JP Morgan CEO Dimon on SWIFT ban on Russian banks: SWIFT sanctions can be circumvented and may bring unintended consequences to the US and its allies
In the latest response to Russia’s attack on Ukraine, western leaders on Saturday slapped Russia with a series of sanctions the likes of which the world has never seen. The sanctions, which will be implemented in the coming days, include freezing of the Russian central bank’s assets and international reserves.
Then on Saturday, the United States and its allies — Canada, the EU, and the U.K. — moved to cut some Russian banks’ access from the SWIFT banking system to further isolate Russia from the global financial community, and put more economic pressure on Moscow to withdraw its troops from Ukraine.
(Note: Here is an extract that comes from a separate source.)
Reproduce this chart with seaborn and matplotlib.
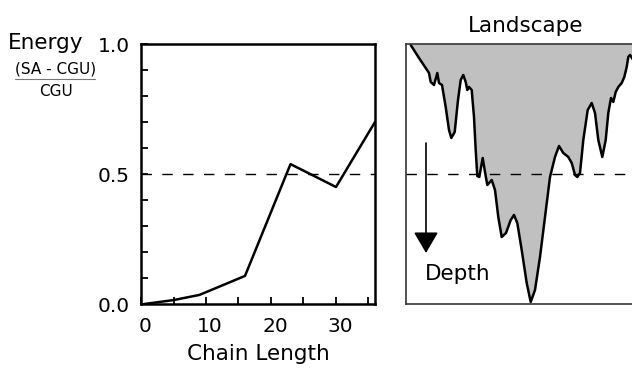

“We will hold Russia to account and collectively ensure that this war is a strategic failure for Putin,” the leaders of the European Commission, France, Germany, Italy, Great Britain, Canada, and the United States wrote.
Meanwhile, the calls to exclude Russia from SWIFT are not new. In August 2014, the UK appealed to European leaders to remove ban Russia from using SWIFT if it attacked Ukraine. Then on April 29, 2021, the European Parliament passed a resolution to exclude Russia from the SWIFT should its troops invade Ukraine.
But the recent knee-jerk reaction from western nations may come back to haunt them, especially the United States.
For example, the use of SWIFT as an economic weapon against Russia may be a wake-up call to other nations — such as India and China — who think they may become the target of a similar ban in the future, causing them to see for SWIFT alternatives. The fragmentation of the payments system may potentially undermine the U.S. dollar’s dominance as the global reserve currency. For the time being, the SWIFT ban may cause immediate hardships for Russian people.
However, as JPMorgan CEO Jamie Dimon explained, the ban could also backfire in the years to come. In an interview with Bloomberg’s Ed Hammond at the JPMorgan Global High Yield and Leveraged Finance Conference in Miami, Dimon said that while SWIFT sanctions mean companies can’t use the messaging system to do business with the Russian entities affected, they can still do business with them.
Dimon added it is as simple as sending an email with payment instructions, because what SWIFT really is, is a messaging remnant from a bygone era, before emails, even before the fax machine.
When asked about SWIFT and what its ban on Russian banks means for the global banking industry, Dimon replied:
“There’s a little misinformation today. The government’s going to decide how to use sanctions how do you SWIFT. I don’t want to bore your users. A sanction says I cannot do business with you. A SWIFT thing says I can’t use a communication to do business with you.”
Dimon continued:
“I can still do business with you and there are a lot of working rounds on swift,” Dimon exclaimed. “So they’re different tools to be used for different reasons. And you know the banks are talking to the government so everyone understands the issues not because they’re for or against any particular thing.”
Dimon also added that disconnecting Russian banks from the SWIFT messaging system may bring “unintended consequences” that include third parties finding ways around the penalty.
“What countries do you hurt? What people are going to do workarounds?” Dimon said, referring to “bad players” and others finding workarounds, not his own firm, according to a company spokesperson. Dimon said sanctions, by contrast, are “very targeted, very specific, very clean.”
Meanwhile, JPMorgan was among Wall Street firms that had advised Washington against kicking Russia off SWIFT, according to a Friday report from Bloomberg. JPMorgan argued that excluding Russia from SWIFT could have far-reaching fallout that could hurt the global economy and undermine the purpose of the penalties.
You can watch the entire video below.
SWIFT, which stands for The Society for Worldwide Interbank Financial Telecommunication, is a global financial artery that connects banks, financial institutions, and governments around the world. SWIFT financial network is used by banks to send secure messages about transfers of money and other transactions. As we reported earlier, SWIFT is a financial messaging system and NOT a payment system contrary to what most people think.